Relax on Ma Wan Tung Wan Beach

In all honesty, it’s not Hong Kong’s most beautiful beach, but Tung Wan has a certain charm. Every few minutes you’ll hear a strange rumbling noise. This is the Tung Chung MTR line and the Airport Express, which runs underneath the roadway of the Tsing Ma Bridge, which in turn towers over the island. Otherwise, this is a nice quiet spot to share with the locals.
See the Tin Hau Temples
Tin Hau is the goddess who looks out for seafarers and fishermen. Depending on who you ask, there are something like 150 Tin Hau temples in Hong Kong. Three of them are on Ma Wan.
There’s a small Tin Hau temple in Ma Wan 1868, originally built to serve the fishing village that used to be on the site. Another can be found right at the northern tip of Ma Wan. This temple is said to have been built by the Pirate Cheung Po Tsai, who is usually associated with Cheung Chau island.

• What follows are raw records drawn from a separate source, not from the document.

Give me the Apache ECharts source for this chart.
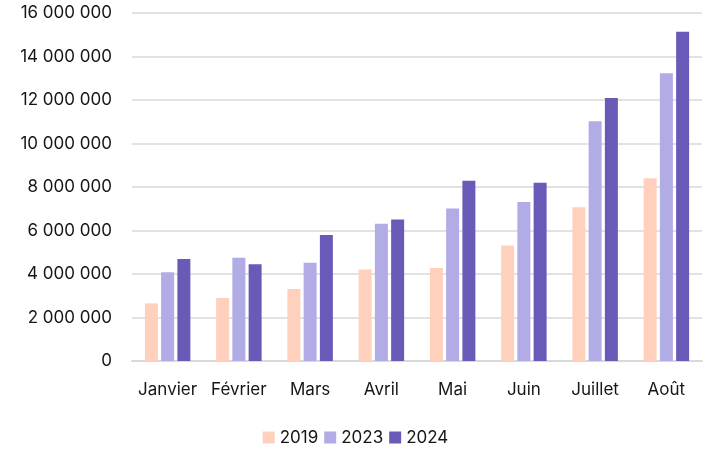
<!DOCTYPE html>
<html>
<head>
<meta charset="utf-8">
<script src="https://cdn.jsdelivr.net/npm/echarts@6/dist/echarts.min.js"></script>
<style>
  html, body { margin: 0; padding: 0; background: #fff; }
  #chart { width: 711px; height: 453px; }
</style>
</head>
<body>
<div id="chart"></div>
<script>
// mois
var months = ['Janvier', 'Février', 'Mars', 'Avril', 'Mai', 'Juin', 'Juillet', 'Août']
var years = ['2019', '2023', '2024']
// valeurs
var values2019 = [2650000, 2900000, 3310000, 4210000, 4280000, 5310000, 7070000, 8400000]
var values2023 = [4080000, 4750000, 4520000, 6310000, 7010000, 7310000, 11020000, 13230000]
var values2024 = [4690000, 4450000, 5790000, 6510000, 8290000, 8200000, 12090000, 15140000]
var colors = ['#FFD1BC', '#B1ABE6', '#6A5AB8']

function fmt (v) {
  return String(v).replace(/\B(?=(\d{3})+(?!\d))/g, ' ')
}

var font = 'Inter, "Noto Sans", sans-serif'
var chart = echarts.init(document.getElementById('chart'))
var option = {
  animation: false,
  color: colors,
  textStyle: { fontFamily: font },
  grid: { left: 132, right: 9, top: 13, bottom: 92 },
  legend: {
    data: years,
    bottom: 2,
    left: 'center',
    icon: 'rect',
    itemWidth: 12,
    itemHeight: 12,
    itemGap: 6,
    textStyle: { fontSize: 17, color: '#161616', fontFamily: font }
  },
  xAxis: {
    type: 'category',
    data: months,
    axisLine: { lineStyle: { color: '#d9d9d9', width: 2 } },
    axisTick: { show: false },
    axisLabel: { interval: 0, fontSize: 17, color: '#161616', margin: 20, fontFamily: font }
  },
  yAxis: {
    type: 'value',
    min: 0,
    max: 16000000,
    interval: 2000000,
    axisLine: { show: false },
    axisTick: { show: false },
    splitLine: { lineStyle: { color: '#d9d9d9', width: 1.5 } },
    axisLabel: { fontSize: 17, color: '#161616', margin: 20, formatter: fmt, fontFamily: font }
  },
  series: [
    { name: years[0], type: 'bar', data: values2019, barWidth: 13, barGap: '25%' },
    { name: years[1], type: 'bar', data: values2023, barWidth: 13, barGap: '25%' },
    { name: years[2], type: 'bar', data: values2024, barWidth: 13, barGap: '25%' }
  ]
}
chart.setOption(option)
</script>
</body>
</html>
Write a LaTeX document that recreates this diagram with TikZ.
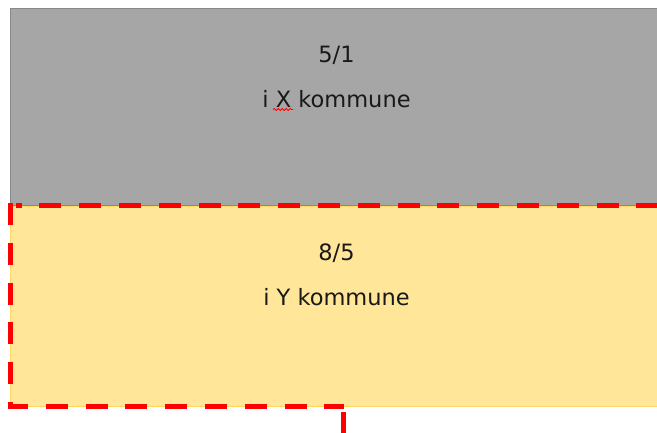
\documentclass[tikz,border=0pt]{standalone}
\usepackage{fontspec}
\setmainfont{DejaVu Sans}
\usepackage{tikz}
\usetikzlibrary{calc}
\usetikzlibrary{math}
\usetikzlibrary{decorations.pathmorphing}
\definecolor{grisfond}{HTML}{A6A6A6}
\definecolor{grisbord}{HTML}{898989}
\definecolor{jaunefond}{HTML}{FFE699}
\definecolor{jaunebord}{HTML}{FFD966}
\begin{document}
\begin{tikzpicture}[x=1pt,y=-1pt,
    limite/.style={draw=red,line width=5pt,dash pattern=on 22pt off 17.8pt,miter limit=10},
    texte/.style={anchor=base,inner sep=0pt,font=\fontsize{22.5}{27}\selectfont,text=black!90}]
            \tikzmath{\gauche = 10.5; \droite = 700;}
            \useasboundingbox (0,0) rectangle (657,432);
            \clip (0,0) rectangle (657,432);
            \coordinate (A) at (\gauche,8);
            \coordinate (B) at (\droite,205.5);
            \coordinate (C) at (\gauche,206);
            \coordinate (D) at (\droite,406.5);
            \draw[grisbord,fill=grisfond,line width=1pt] (A) rectangle (B);
            \draw[jaunebord,fill=jaunefond,line width=1pt] (C) rectangle (D);
            \foreach \n/\t/\y in {n51/5\slash1/62.7,nx/i X kommune/107.3,n85/8\slash5/260.7,ny/i Y kommune/305.7} {
                \node[texte] (\n) at (336.5,\y) {\t};
            }
            \draw[red,line width=0.8pt,decorate,decoration={snake,amplitude=1.1pt,segment length=4pt}]
                (273,109.5) -- (293,109.5);
            \coordinate (P1) at (657,205.3);
            \coordinate (P2) at (16,205.3);
            \coordinate (Q1) at (10.5,203);
            \coordinate (Q2) at (10.5,406.5);
            \coordinate (Q3) at (343.5,406.5);
            \coordinate (R1) at (343.5,412);
            \coordinate (R2) at (343.5,440);
            \draw[limite,dash phase=1.3pt] (P1) -- (P2);
            \draw[limite] (Q1) -- (Q2) -- (Q3);
            \draw[limite] (R1) -- (R2);
        \end{tikzpicture}
\end{document}
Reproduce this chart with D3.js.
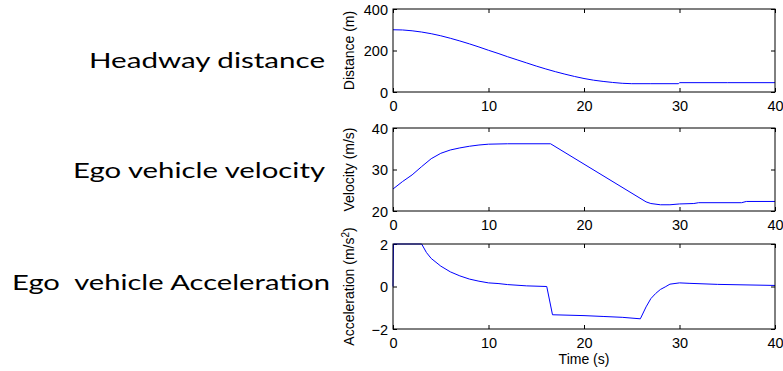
<!doctype html>
<html lang="en">
<head>
  <meta charset="utf-8">
  <title>Headway distance, ego velocity and acceleration</title>
  <script src="https://cdn.jsdelivr.net/npm/d3@7"></script>
  <style type="text/css">
    body { margin: 0; background-color: #ffffff; }
    .tick text { font-family: "Liberation Sans", Arial, sans-serif; font-size: 14.5px; fill: #000; }
    .tick line { stroke: #000; }
    .frame { fill: none; stroke: #000; stroke-width: 1; }
    .trace { fill: none; stroke: #0000ff; stroke-width: 1; }
    .ylabel, .xlabel { font-family: "Liberation Sans", Arial, sans-serif; font-size: 14px; fill: #000; }
    .caption { font-family: Lato, "Open Sans", sans-serif; font-size: 21px; fill: #000; white-space: pre; }
  </style>
</head>
<body>
<div id="chart"></div>
<script type="text/javascript">

  // Values
  var timeTicks = [0, 10, 20, 30, 40];

  var distTime  = [0, 1, 2, 3, 4, 5, 6, 7, 8, 9, 10, 11, 12, 13, 14, 15, 16, 17, 18, 19, 20, 21, 22, 23, 24, 25, 27, 29.9, 30, 35, 40];
  var distValue = [300, 299, 295, 289, 281, 271, 259, 246, 232, 217, 201, 186, 170, 155, 140, 125, 111, 98, 86, 75, 65, 57, 51, 46, 42, 40, 40, 40, 45, 45, 45];
  var distTicks = [0, 200, 400];

  var velTime  = [0, 1, 2, 3, 4, 5, 6, 7, 8, 9, 10, 12, 16.5, 26.5, 27, 28, 29, 30, 31.5, 32, 36.5, 37, 40];
  var velValue = [25.3, 27.1, 28.7, 30.7, 32.6, 33.9, 34.7, 35.2, 35.6, 35.9, 36.1, 36.2, 36.2, 22.2, 21.8, 21.5, 21.5, 21.7, 21.8, 22.0, 22.0, 22.3, 22.3];
  var velTicks = [20, 30, 40];

  var accTime  = [0, 0.05, 3, 3.5, 4, 5, 6, 7, 8, 9, 10, 11, 12, 14, 16.1, 16.7, 20, 22, 24, 25.9, 26.5, 27, 27.5, 28, 28.5, 29, 30, 31, 34, 40];
  var accValue = [0, 2, 2, 1.6, 1.32, 0.96, 0.69, 0.5, 0.35, 0.25, 0.17, 0.14, 0.09, 0.03, 0, -1.33, -1.37, -1.41, -1.45, -1.52, -0.96, -0.57, -0.33, -0.14, -0.02, 0.11, 0.17, 0.15, 0.1, 0.05];
  var accTicks = [-2, 0, 2];

  var captions = ["Headway distance", "Ego vehicle velocity", "Ego  vehicle Acceleration"];

  // Layout
  var width = 783, height = 371;
  var left = 393, right = 775;

  var svg = d3.select("#chart")
    .append("svg")
    .attr("width", width)
    .attr("height", height);

  var x = d3.scaleLinear().domain([0, 40]).range([left, right]);

  var panels = [
    { t: distTime, v: distValue, ticks: distTicks, domain: [0, 400], top: 9, bottom: 92, label: "Distance (m)", caption: captions[0], capX: 325, capY: 68, capW: 236 },
    { t: velTime, v: velValue, ticks: velTicks, domain: [20, 40], top: 128, bottom: 211, label: "Velocity (m/s)", caption: captions[1], capX: 325, capY: 178, capW: 252 },
    { t: accTime, v: accValue, ticks: accTicks, domain: [-2, 2], top: 244, bottom: 329, label: "Acceleration (m/s", sup: true, caption: captions[2], capX: 330, capY: 290, capW: 318 }
  ];

  panels.forEach(function(p, i) {
    var y = d3.scaleLinear().domain(p.domain).range([p.bottom, p.top]);
    var g = svg.append("g");

    // Ticks on all four sides, pointing inwards
    g.append("g")
      .attr("transform", "translate(0," + p.bottom + ")")
      .call(d3.axisBottom(x).tickValues(timeTicks).tickSizeInner(-4).tickSizeOuter(0).tickPadding(9))
      .call(function(a) { a.select(".domain").remove(); });
    g.append("g")
      .attr("transform", "translate(0," + p.top + ")")
      .call(d3.axisTop(x).tickValues(timeTicks).tickSizeInner(-4).tickSizeOuter(0).tickFormat(""))
      .call(function(a) { a.select(".domain").remove(); });
    g.append("g")
      .attr("transform", "translate(" + left + ",0)")
      .call(d3.axisLeft(y).tickValues(p.ticks).tickFormat(d3.format("d")).tickSizeInner(-4).tickSizeOuter(0).tickPadding(5))
      .call(function(a) { a.select(".domain").remove(); a.selectAll("text").attr("dy", "0.36em"); });
    g.append("g")
      .attr("transform", "translate(" + right + ",0)")
      .call(d3.axisRight(y).tickValues(p.ticks).tickSizeInner(-4).tickSizeOuter(0).tickFormat(""))
      .call(function(a) { a.select(".domain").remove(); });

    // The trace
    var pts = p.t.map(function(t, k) { return [t, p.v[k]]; });
    g.append("path")
      .datum(pts)
      .attr("class", "trace")
      .attr("d", d3.line().x(function(d) { return x(d[0]); }).y(function(d) { return y(d[1]); }));

    // Box
    g.append("rect")
      .attr("class", "frame")
      .attr("x", left)
      .attr("y", p.top)
      .attr("width", right - left)
      .attr("height", p.bottom - p.top);

    // Y label
    var lab = g.append("text")
      .attr("class", "ylabel")
      .attr("text-anchor", "middle")
      .attr("transform", "translate(354," + ((p.top + p.bottom) / 2) + ") rotate(-90)")
      .text(p.label);
    if (p.sup) {
      lab.append("tspan").attr("baseline-shift", "super").attr("font-size", "10px").text("2");
      lab.append("tspan").text(")");
    }

    // Caption on the left (the reference text is stretched sideways)
    svg.append("text")
      .attr("class", "caption")
      .attr("x", p.capX - p.capW)
      .attr("y", p.capY)
      .attr("textLength", p.capW)
      .attr("lengthAdjust", "spacingAndGlyphs")
      .text(p.caption);
  });

  svg.append("text")
    .attr("class", "xlabel")
    .attr("text-anchor", "middle")
    .attr("x", (left + right) / 2)
    .attr("y", 364)
    .text("Time (s)");

</script>
</body>
</html>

The Tin Hau temple that appears on the tourist maps sits on a hilltop with an impressive view over the floating fishing village that sits in a bay on the Island’s west coast.
Marvel at Noah’s Ark

We should address the elephant in the room. Or rather the elephant, camels, assorted big cats and ostriches emerging from a giant replica of Noah’s Ark, which houses an evangelical Christian, creationist-themed theme park. Wedged beneath the Tsing Ma Bridge, it was built by the owners of the property developer responsible for Park Island, the residential development that dominates the northern part of the island. It was also at the centre of a high-profile corruption and bribery case in 2014, but that’s a story for another time.
Climb Ma Wan’s highest peak
South of the bridge lies a wilder, more unkempt side of Ma Wan. Here you’ll find the highest point on the island (admittedly, it’s only 69m above sea-level). If you’re up for a short hike, there are some secluded spots down here waiting to be discovered.